• [Challenge]: Transcribe each line of the material as it is, and drop any picture.

• [Given material]:
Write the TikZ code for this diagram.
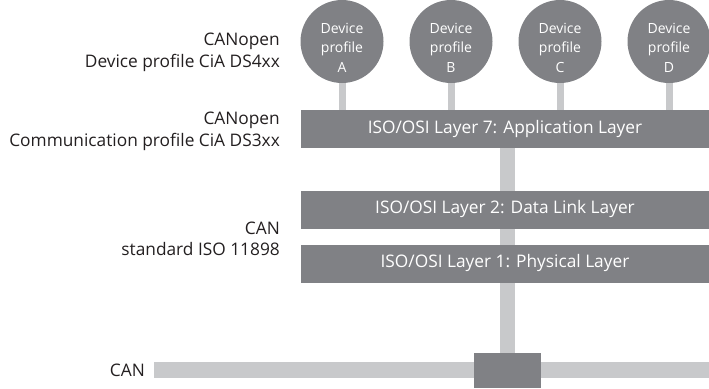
\documentclass[tikz,border=0pt]{standalone}
\usepackage{fontspec}
\setmainfont{Open Sans}
\usetikzlibrary{backgrounds}
\definecolor{darkbox}{RGB}{128,129,133}
\definecolor{lightbar}{RGB}{200,201,203}
\definecolor{labeltext}{RGB}{35,31,32}
\begin{document}
\begin{tikzpicture}[x=1pt,y=-1pt,
  device/.style={circle,fill=darkbox,minimum size=83pt,inner sep=0pt},
  devtext/.style={text=white,align=center,inner sep=0pt,font=\fontsize{14}{19.5}\selectfont},
  layerbox/.style={rectangle,fill=darkbox,text=white,minimum width=408pt,minimum height=38pt,inner sep=0pt,font=\fontsize{17.3}{20}\selectfont},
  sidelabel/.style={anchor=east,align=right,text=labeltext,inner sep=0pt,font=\fontsize{17.3}{21.5}\selectfont},
  stem/.style={draw=lightbar,line width=7pt},
  trunk/.style={draw=lightbar,line width=15pt},
  bus/.style={draw=lightbar,line width=16pt},
  tap/.style={rectangle,fill=darkbox,minimum width=67pt,minimum height=35pt,inner sep=0pt}]
\useasboundingbox (0,0) rectangle (709,388);
\node[device,label={[devtext,yshift=-6pt]center:Device\\profile\\A}] (A) at (342,41.5) {};
\node[device,label={[devtext,yshift=-6pt]center:Device\\profile\\B}] (B) at (451,41.5) {};
\node[device,label={[devtext,yshift=-6pt]center:Device\\profile\\C}] (C) at (560,41.5) {};
\node[device,label={[devtext,yshift=-6pt]center:Device\\profile\\D}] (D) at (669,41.5) {};
\node[layerbox] (L7) at (505,129) {ISO/OSI Layer 7: Application Layer};
\node[layerbox] (L2) at (505,209.5) {ISO/OSI Layer 2: Data Link Layer};
\node[layerbox] (L1) at (505,263.5) {ISO/OSI Layer 1: Physical Layer};
\node[tap] (T) at (507.5,370.5) {};
\coordinate (busL) at (154,370);
\coordinate (busR) at (709,370);
\node[sidelabel] (lab1) at (280,52.5) {CANopen\\Device profile CiA DS4xx};
\node[sidelabel] (lab2) at (280,131.5) {CANopen\\Communication profile CiA DS3xx};
\node[sidelabel] (lab3) at (280,239) {CAN\\standard ISO 11898};
\node[sidelabel] (lab4) at (145,370) {CAN};
\begin{scope}[on background layer]
  \draw[stem] (A.south) -- (A.south |- L7.north);
  \draw[stem] (B.south) -- (B.south |- L7.north);
  \draw[stem] (C.south) -- (C.south |- L7.north);
  \draw[stem] (D.south) -- (D.south |- L7.north);
  \draw[trunk] (T.center |- L7.south) -- (T.center);
  \draw[bus] (busL) -- (busR);
\end{scope}
\end{tikzpicture}
\end{document}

• [Written reply]:
Write the TikZ code for this diagram.
\documentclass[tikz,border=0pt]{standalone}
\usepackage{fontspec}
\setmainfont{Open Sans}
\usetikzlibrary{backgrounds}
\definecolor{darkbox}{RGB}{128,129,133}
\definecolor{lightbar}{RGB}{200,201,203}
\definecolor{labeltext}{RGB}{35,31,32}
\begin{document}
\begin{tikzpicture}[x=1pt,y=-1pt,
  device/.style={circle,fill=darkbox,minimum size=83pt,inner sep=0pt},
  devtext/.style={text=white,align=center,inner sep=0pt,font=\fontsize{14}{19.5}\selectfont},
  layerbox/.style={rectangle,fill=darkbox,text=white,minimum width=408pt,minimum height=38pt,inner sep=0pt,font=\fontsize{17.3}{20}\selectfont},
  sidelabel/.style={anchor=east,align=right,text=labeltext,inner sep=0pt,font=\fontsize{17.3}{21.5}\selectfont},
  stem/.style={draw=lightbar,line width=7pt},
  trunk/.style={draw=lightbar,line width=15pt},
  bus/.style={draw=lightbar,line width=16pt},
  tap/.style={rectangle,fill=darkbox,minimum width=67pt,minimum height=35pt,inner sep=0pt}]
\useasboundingbox (0,0) rectangle (709,388);
\node[device,label={[devtext,yshift=-6pt]center:Device\\profile\\A}] (A) at (342,41.5) {};
\node[device,label={[devtext,yshift=-6pt]center:Device\\profile\\B}] (B) at (451,41.5) {};
\node[device,label={[devtext,yshift=-6pt]center:Device\\profile\\C}] (C) at (560,41.5) {};
\node[device,label={[devtext,yshift=-6pt]center:Device\\profile\\D}] (D) at (669,41.5) {};
\node[layerbox] (L7) at (505,129) {ISO/OSI Layer 7: Application Layer};
\node[layerbox] (L2) at (505,209.5) {ISO/OSI Layer 2: Data Link Layer};
\node[layerbox] (L1) at (505,263.5) {ISO/OSI Layer 1: Physical Layer};
\node[tap] (T) at (507.5,370.5) {};
\coordinate (busL) at (154,370);
\coordinate (busR) at (709,370);
\node[sidelabel] (lab1) at (280,52.5) {CANopen\\Device profile CiA DS4xx};
\node[sidelabel] (lab2) at (280,131.5) {CANopen\\Communication profile CiA DS3xx};
\node[sidelabel] (lab3) at (280,239) {CAN\\standard ISO 11898};
\node[sidelabel] (lab4) at (145,370) {CAN};
\begin{scope}[on background layer]
  \draw[stem] (A.south) -- (A.south |- L7.north);
  \draw[stem] (B.south) -- (B.south |- L7.north);
  \draw[stem] (C.south) -- (C.south |- L7.north);
  \draw[stem] (D.south) -- (D.south |- L7.north);
  \draw[trunk] (T.center |- L7.south) -- (T.center);
  \draw[bus] (busL) -- (busR);
\end{scope}
\end{tikzpicture}
\end{document}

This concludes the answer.